Colorado Mesa University organizations use the app Slack to stay in touch and easily message their participants, and it greatly increases the productivity of everyone involved when they can easily communicate at any given time.
Like with many things that hold any sort of controversial value, there is a blurred line between not enough and too much. It’s a very opinionated line, so there’s really no way to be exactly on the line of “just right.” Some will still say it’s too much.
As a whole, society accepts technology as a growing part of our world, but most research shows that one place that it should be more low-profile is in the classroom.

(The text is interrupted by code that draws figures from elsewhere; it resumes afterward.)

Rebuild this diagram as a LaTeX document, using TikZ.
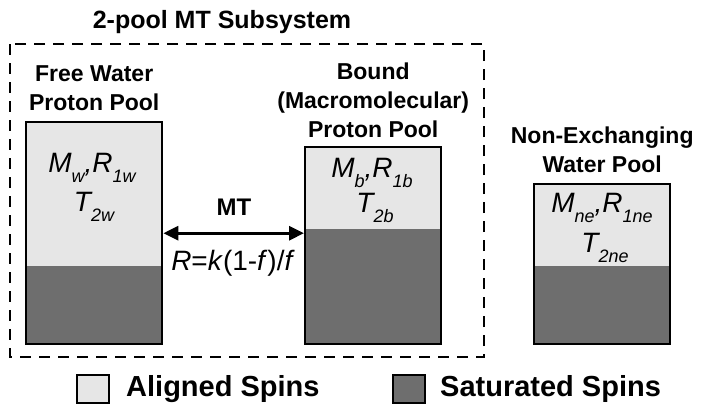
\documentclass[tikz,border=0pt]{standalone}
\usepackage{fontspec}
\setmainfont{Liberation Sans}
\usetikzlibrary{arrows.meta, positioning, calc}
\definecolor{aligned}{HTML}{E6E6E6}
\definecolor{saturated}{HTML}{6E6E6E}
\newcommand{\sbs}[1]{\raisebox{-0.38em}{\fontsize{18}{18}\selectfont #1}}

\begin{document}
\begin{tikzpicture}[x=1pt, y=-1pt,
  pool/.style={draw, line width=2.4pt, fill=aligned, inner sep=0pt, minimum width=136pt, anchor=north west,
    path picture={\fill[saturated] (path picture bounding box.south west) rectangle ([yshift=#1]path picture bounding box.south east);}},
  head/.style={font=\fontsize{23}{29}\selectfont\bfseries, align=center, inner sep=0pt},
  param/.style={font=\fontsize{28}{28}\selectfont\itshape, anchor=base, inner sep=0pt},
  key/.style={draw, line width=2pt, minimum width=32pt, minimum height=28pt, inner sep=0pt},
  keytext/.style={font=\fontsize{29}{29}\selectfont\bfseries, inner sep=0pt}]
\useasboundingbox (0,0) rectangle (701,415);
\node[font=\fontsize{25}{30}\selectfont\bfseries, anchor=base] (title) at (222,28) {2-pool MT Subsystem};
\draw[line width=2.4pt, dash pattern=on 11pt off 8pt] (10,44) rectangle (484,357);
% Pools
\node[pool=78pt, minimum height=222pt] (fw) at (25,121) {};
\node[pool=115pt, minimum height=197pt] (bp) at (304,146) {};
\node[pool=78pt, minimum height=160pt] (ne) at (533,183) {};
\node[head, above=10pt of fw] (fwlabel) {Free Water\\Proton Pool};
\node[head, above=8pt of bp] (bplabel) {Bound\\(Macromolecular)\\Proton Pool};
\node[head, above=10pt of ne] (nelabel) {Non-Exchanging\\Water Pool};
\node[param] (fwm) at (92,172) {M\sbs{w},R\sbs{1w}};
\node[param] (fwt) at (94,211) {T\sbs{2w}};
\node[param] (bpm) at (372,177) {M\sbs{b},R\sbs{1b}};
\node[param] (bpt) at (375,212) {T\sbs{2b}};
\node[param] (nem) at (602,212) {M\sbs{ne},R\sbs{1ne}};
\node[param] (net) at (605,252) {T\sbs{2ne}};
% Exchange
\draw[line width=3pt, {Triangle[length=15pt, width=14pt]}-{Triangle[length=15pt, width=14pt]}] (fw.east) -- (fw.east -| bp.west);
\node[font=\fontsize{24}{24}\selectfont\bfseries, anchor=base] (mt) at (234,215) {MT};
\node[font=\fontsize{28}{28}\selectfont, anchor=base] (rate) at (233,270) {\textit{R}=\textit{k}(1-\textit{f})/\textit{f}};
% Legend
\node[key, fill=aligned] (keyal) at (93,389) {};
\node[keytext, anchor=west, right=16pt of keyal] (altext) {Aligned Spins};
\node[key, fill=saturated] (keysat) at (409,389) {};
\node[keytext, anchor=west, right=14pt of keysat] (sattext) {Saturated Spins};
\end{tikzpicture}
\end{document}
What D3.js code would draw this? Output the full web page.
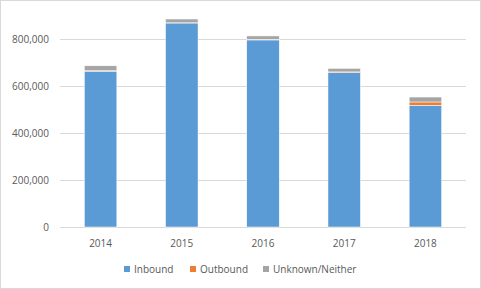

Studies have shown that taking notes by hand is essentially more effective than typing them. These studies are no recent thing, and they’re becoming more widely known all the time. These studies are supported by professors at CMU, including Associate Professor of Psychology Dr. Brian Parry and Professor of Sociology Dr. Brenda Wilhelm.
In an NPR article Wilhelm provides to her students through a link in D2L, details of the advantages of hand-written notes are provided. The article, titled “Attention, Students: Put Your Laptops Away,” says:
“For one thing, research shows that laptops and tablets have a tendency to be distracting — it’s so easy to click over to Facebook in that dull lecture.”
Both the NPR article and the article by the Association for Psychological Science titled “Take Notes by Hand for Better Long-Term Comprehension” state that hand-written notes are more effective because when typing, students tend to hurriedly take note of everything in the lecture, while they’d be writing in their own words and picking key points if they were writing the notes by hand.
In the Association for Psychological Science article, two people, Pam Mueller and Daniel Oppenheimer conducted their own studies on the two different methods of note taking. They had 65 college students take notes on TED Talks that were “interesting but not common knowledge.” Some were given laptops with no internet connection and some were given notebooks.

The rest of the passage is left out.